» Task statement
The listing below should be printed exactly, every line of it. Skip the pictures.

***

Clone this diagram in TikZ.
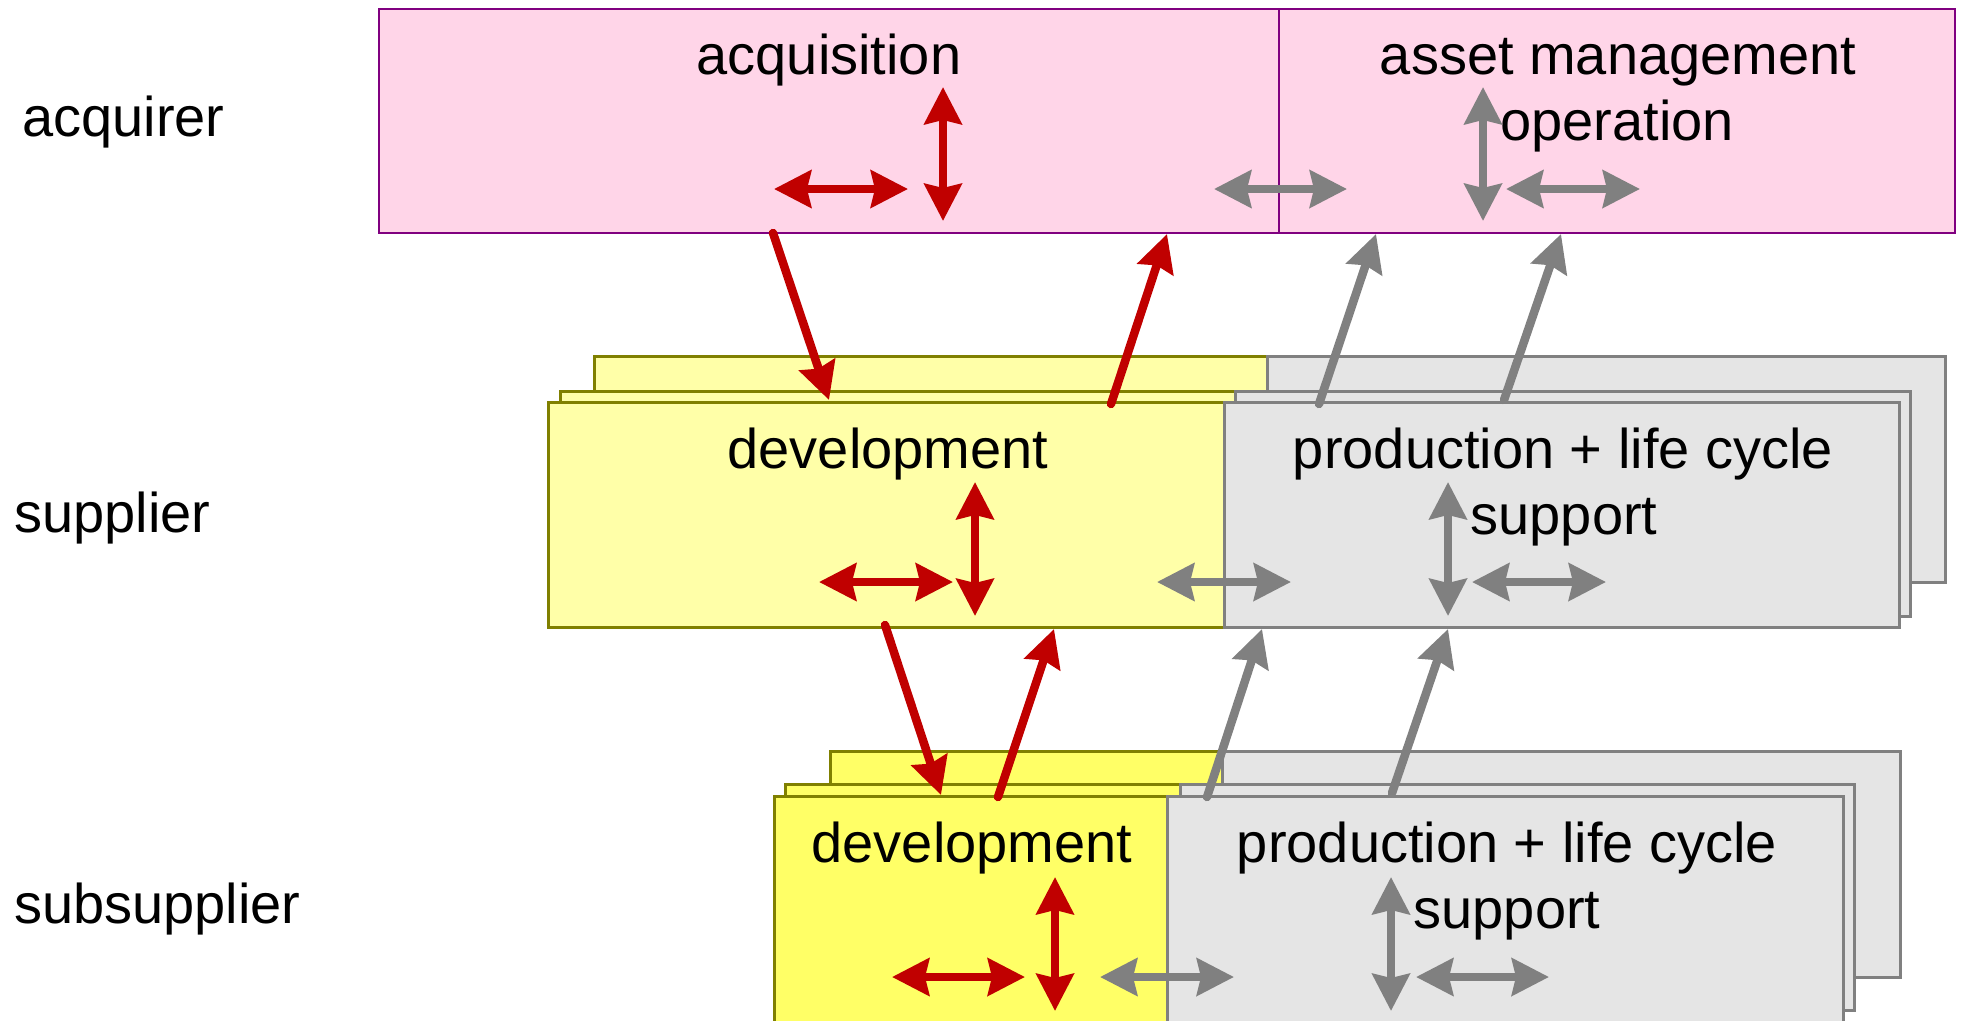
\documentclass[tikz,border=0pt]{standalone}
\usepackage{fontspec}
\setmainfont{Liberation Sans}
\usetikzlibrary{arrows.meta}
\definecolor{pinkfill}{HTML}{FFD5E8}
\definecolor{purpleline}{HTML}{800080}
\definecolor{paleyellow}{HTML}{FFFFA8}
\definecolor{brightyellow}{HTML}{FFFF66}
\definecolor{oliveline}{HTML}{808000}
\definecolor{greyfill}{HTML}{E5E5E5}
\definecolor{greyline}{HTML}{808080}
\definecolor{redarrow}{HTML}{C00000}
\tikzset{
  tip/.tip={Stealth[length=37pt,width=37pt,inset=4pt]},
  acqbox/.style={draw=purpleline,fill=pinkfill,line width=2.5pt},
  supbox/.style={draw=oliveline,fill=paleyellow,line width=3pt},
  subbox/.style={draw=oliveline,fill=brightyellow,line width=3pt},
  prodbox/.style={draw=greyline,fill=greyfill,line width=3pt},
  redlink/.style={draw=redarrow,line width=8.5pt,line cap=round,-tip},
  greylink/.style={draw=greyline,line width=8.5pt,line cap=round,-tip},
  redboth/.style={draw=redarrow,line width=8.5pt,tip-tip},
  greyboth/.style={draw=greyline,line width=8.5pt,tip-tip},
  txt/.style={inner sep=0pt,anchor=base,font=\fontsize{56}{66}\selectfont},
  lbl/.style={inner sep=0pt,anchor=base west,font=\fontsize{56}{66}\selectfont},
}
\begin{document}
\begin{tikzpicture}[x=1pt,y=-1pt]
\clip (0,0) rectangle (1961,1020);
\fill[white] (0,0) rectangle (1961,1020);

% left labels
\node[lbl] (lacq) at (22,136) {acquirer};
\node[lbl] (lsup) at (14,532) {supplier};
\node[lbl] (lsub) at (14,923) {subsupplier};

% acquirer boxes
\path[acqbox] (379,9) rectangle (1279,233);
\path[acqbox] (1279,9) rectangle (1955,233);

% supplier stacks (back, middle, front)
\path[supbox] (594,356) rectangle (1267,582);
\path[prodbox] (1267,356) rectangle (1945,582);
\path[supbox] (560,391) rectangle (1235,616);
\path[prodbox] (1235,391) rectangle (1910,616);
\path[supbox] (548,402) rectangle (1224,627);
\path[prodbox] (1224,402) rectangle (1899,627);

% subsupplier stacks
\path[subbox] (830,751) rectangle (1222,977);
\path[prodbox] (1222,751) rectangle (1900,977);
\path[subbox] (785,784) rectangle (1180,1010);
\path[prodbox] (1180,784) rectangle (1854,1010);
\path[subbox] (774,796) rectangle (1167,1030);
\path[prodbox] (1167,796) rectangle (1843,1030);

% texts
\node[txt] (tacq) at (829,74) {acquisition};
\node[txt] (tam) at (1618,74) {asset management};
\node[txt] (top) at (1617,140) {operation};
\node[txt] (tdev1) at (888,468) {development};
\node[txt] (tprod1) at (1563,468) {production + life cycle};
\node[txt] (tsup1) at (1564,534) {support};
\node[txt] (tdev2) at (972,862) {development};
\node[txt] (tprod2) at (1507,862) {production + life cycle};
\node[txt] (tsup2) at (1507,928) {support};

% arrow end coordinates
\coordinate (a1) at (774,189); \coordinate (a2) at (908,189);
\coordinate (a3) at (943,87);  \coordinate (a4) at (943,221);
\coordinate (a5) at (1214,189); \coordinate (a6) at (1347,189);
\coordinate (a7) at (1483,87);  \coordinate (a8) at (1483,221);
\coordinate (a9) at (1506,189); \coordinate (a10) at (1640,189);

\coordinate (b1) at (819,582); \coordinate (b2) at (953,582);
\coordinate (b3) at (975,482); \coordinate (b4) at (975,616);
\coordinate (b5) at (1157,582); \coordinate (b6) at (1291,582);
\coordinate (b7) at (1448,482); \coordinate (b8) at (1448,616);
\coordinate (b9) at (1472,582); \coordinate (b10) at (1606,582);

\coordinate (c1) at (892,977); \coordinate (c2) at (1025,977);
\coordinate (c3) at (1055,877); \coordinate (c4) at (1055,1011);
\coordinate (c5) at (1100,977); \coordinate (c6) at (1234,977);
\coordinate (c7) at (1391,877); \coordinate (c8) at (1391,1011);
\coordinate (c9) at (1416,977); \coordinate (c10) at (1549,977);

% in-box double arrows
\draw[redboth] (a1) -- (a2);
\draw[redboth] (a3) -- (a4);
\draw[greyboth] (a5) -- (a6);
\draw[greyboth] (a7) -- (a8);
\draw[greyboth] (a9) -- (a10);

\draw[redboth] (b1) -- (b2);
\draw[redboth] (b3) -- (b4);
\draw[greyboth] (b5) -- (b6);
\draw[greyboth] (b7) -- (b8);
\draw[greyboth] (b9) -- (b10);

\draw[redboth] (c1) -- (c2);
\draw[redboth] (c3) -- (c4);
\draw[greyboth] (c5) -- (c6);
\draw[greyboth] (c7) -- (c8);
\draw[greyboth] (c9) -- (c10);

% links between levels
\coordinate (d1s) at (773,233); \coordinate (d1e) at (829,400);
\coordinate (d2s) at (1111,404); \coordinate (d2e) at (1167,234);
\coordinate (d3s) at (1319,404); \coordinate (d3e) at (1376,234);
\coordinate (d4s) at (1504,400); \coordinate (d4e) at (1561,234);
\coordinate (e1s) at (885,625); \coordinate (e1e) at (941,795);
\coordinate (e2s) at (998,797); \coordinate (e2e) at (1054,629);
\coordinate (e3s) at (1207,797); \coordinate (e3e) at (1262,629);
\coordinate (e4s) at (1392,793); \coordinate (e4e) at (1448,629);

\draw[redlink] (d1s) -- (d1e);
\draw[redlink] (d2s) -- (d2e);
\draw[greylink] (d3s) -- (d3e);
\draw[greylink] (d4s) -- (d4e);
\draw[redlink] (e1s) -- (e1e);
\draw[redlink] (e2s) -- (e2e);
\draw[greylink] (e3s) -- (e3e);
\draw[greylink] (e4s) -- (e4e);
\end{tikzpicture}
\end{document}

***

» Worked solution
Clone this diagram in TikZ.
\documentclass[tikz,border=0pt]{standalone}
\usepackage{fontspec}
\setmainfont{Liberation Sans}
\usetikzlibrary{arrows.meta}
\definecolor{pinkfill}{HTML}{FFD5E8}
\definecolor{purpleline}{HTML}{800080}
\definecolor{paleyellow}{HTML}{FFFFA8}
\definecolor{brightyellow}{HTML}{FFFF66}
\definecolor{oliveline}{HTML}{808000}
\definecolor{greyfill}{HTML}{E5E5E5}
\definecolor{greyline}{HTML}{808080}
\definecolor{redarrow}{HTML}{C00000}
\tikzset{
  tip/.tip={Stealth[length=37pt,width=37pt,inset=4pt]},
  acqbox/.style={draw=purpleline,fill=pinkfill,line width=2.5pt},
  supbox/.style={draw=oliveline,fill=paleyellow,line width=3pt},
  subbox/.style={draw=oliveline,fill=brightyellow,line width=3pt},
  prodbox/.style={draw=greyline,fill=greyfill,line width=3pt},
  redlink/.style={draw=redarrow,line width=8.5pt,line cap=round,-tip},
  greylink/.style={draw=greyline,line width=8.5pt,line cap=round,-tip},
  redboth/.style={draw=redarrow,line width=8.5pt,tip-tip},
  greyboth/.style={draw=greyline,line width=8.5pt,tip-tip},
  txt/.style={inner sep=0pt,anchor=base,font=\fontsize{56}{66}\selectfont},
  lbl/.style={inner sep=0pt,anchor=base west,font=\fontsize{56}{66}\selectfont},
}
\begin{document}
\begin{tikzpicture}[x=1pt,y=-1pt]
\clip (0,0) rectangle (1961,1020);
\fill[white] (0,0) rectangle (1961,1020);

% left labels
\node[lbl] (lacq) at (22,136) {acquirer};
\node[lbl] (lsup) at (14,532) {supplier};
\node[lbl] (lsub) at (14,923) {subsupplier};

% acquirer boxes
\path[acqbox] (379,9) rectangle (1279,233);
\path[acqbox] (1279,9) rectangle (1955,233);

% supplier stacks (back, middle, front)
\path[supbox] (594,356) rectangle (1267,582);
\path[prodbox] (1267,356) rectangle (1945,582);
\path[supbox] (560,391) rectangle (1235,616);
\path[prodbox] (1235,391) rectangle (1910,616);
\path[supbox] (548,402) rectangle (1224,627);
\path[prodbox] (1224,402) rectangle (1899,627);

% subsupplier stacks
\path[subbox] (830,751) rectangle (1222,977);
\path[prodbox] (1222,751) rectangle (1900,977);
\path[subbox] (785,784) rectangle (1180,1010);
\path[prodbox] (1180,784) rectangle (1854,1010);
\path[subbox] (774,796) rectangle (1167,1030);
\path[prodbox] (1167,796) rectangle (1843,1030);

% texts
\node[txt] (tacq) at (829,74) {acquisition};
\node[txt] (tam) at (1618,74) {asset management};
\node[txt] (top) at (1617,140) {operation};
\node[txt] (tdev1) at (888,468) {development};
\node[txt] (tprod1) at (1563,468) {production + life cycle};
\node[txt] (tsup1) at (1564,534) {support};
\node[txt] (tdev2) at (972,862) {development};
\node[txt] (tprod2) at (1507,862) {production + life cycle};
\node[txt] (tsup2) at (1507,928) {support};

% arrow end coordinates
\coordinate (a1) at (774,189); \coordinate (a2) at (908,189);
\coordinate (a3) at (943,87);  \coordinate (a4) at (943,221);
\coordinate (a5) at (1214,189); \coordinate (a6) at (1347,189);
\coordinate (a7) at (1483,87);  \coordinate (a8) at (1483,221);
\coordinate (a9) at (1506,189); \coordinate (a10) at (1640,189);

\coordinate (b1) at (819,582); \coordinate (b2) at (953,582);
\coordinate (b3) at (975,482); \coordinate (b4) at (975,616);
\coordinate (b5) at (1157,582); \coordinate (b6) at (1291,582);
\coordinate (b7) at (1448,482); \coordinate (b8) at (1448,616);
\coordinate (b9) at (1472,582); \coordinate (b10) at (1606,582);

\coordinate (c1) at (892,977); \coordinate (c2) at (1025,977);
\coordinate (c3) at (1055,877); \coordinate (c4) at (1055,1011);
\coordinate (c5) at (1100,977); \coordinate (c6) at (1234,977);
\coordinate (c7) at (1391,877); \coordinate (c8) at (1391,1011);
\coordinate (c9) at (1416,977); \coordinate (c10) at (1549,977);

% in-box double arrows
\draw[redboth] (a1) -- (a2);
\draw[redboth] (a3) -- (a4);
\draw[greyboth] (a5) -- (a6);
\draw[greyboth] (a7) -- (a8);
\draw[greyboth] (a9) -- (a10);

\draw[redboth] (b1) -- (b2);
\draw[redboth] (b3) -- (b4);
\draw[greyboth] (b5) -- (b6);
\draw[greyboth] (b7) -- (b8);
\draw[greyboth] (b9) -- (b10);

\draw[redboth] (c1) -- (c2);
\draw[redboth] (c3) -- (c4);
\draw[greyboth] (c5) -- (c6);
\draw[greyboth] (c7) -- (c8);
\draw[greyboth] (c9) -- (c10);

% links between levels
\coordinate (d1s) at (773,233); \coordinate (d1e) at (829,400);
\coordinate (d2s) at (1111,404); \coordinate (d2e) at (1167,234);
\coordinate (d3s) at (1319,404); \coordinate (d3e) at (1376,234);
\coordinate (d4s) at (1504,400); \coordinate (d4e) at (1561,234);
\coordinate (e1s) at (885,625); \coordinate (e1e) at (941,795);
\coordinate (e2s) at (998,797); \coordinate (e2e) at (1054,629);
\coordinate (e3s) at (1207,797); \coordinate (e3e) at (1262,629);
\coordinate (e4s) at (1392,793); \coordinate (e4e) at (1448,629);

\draw[redlink] (d1s) -- (d1e);
\draw[redlink] (d2s) -- (d2e);
\draw[greylink] (d3s) -- (d3e);
\draw[greylink] (d4s) -- (d4e);
\draw[redlink] (e1s) -- (e1e);
\draw[redlink] (e2s) -- (e2e);
\draw[greylink] (e3s) -- (e3e);
\draw[greylink] (e4s) -- (e4e);
\end{tikzpicture}
\end{document}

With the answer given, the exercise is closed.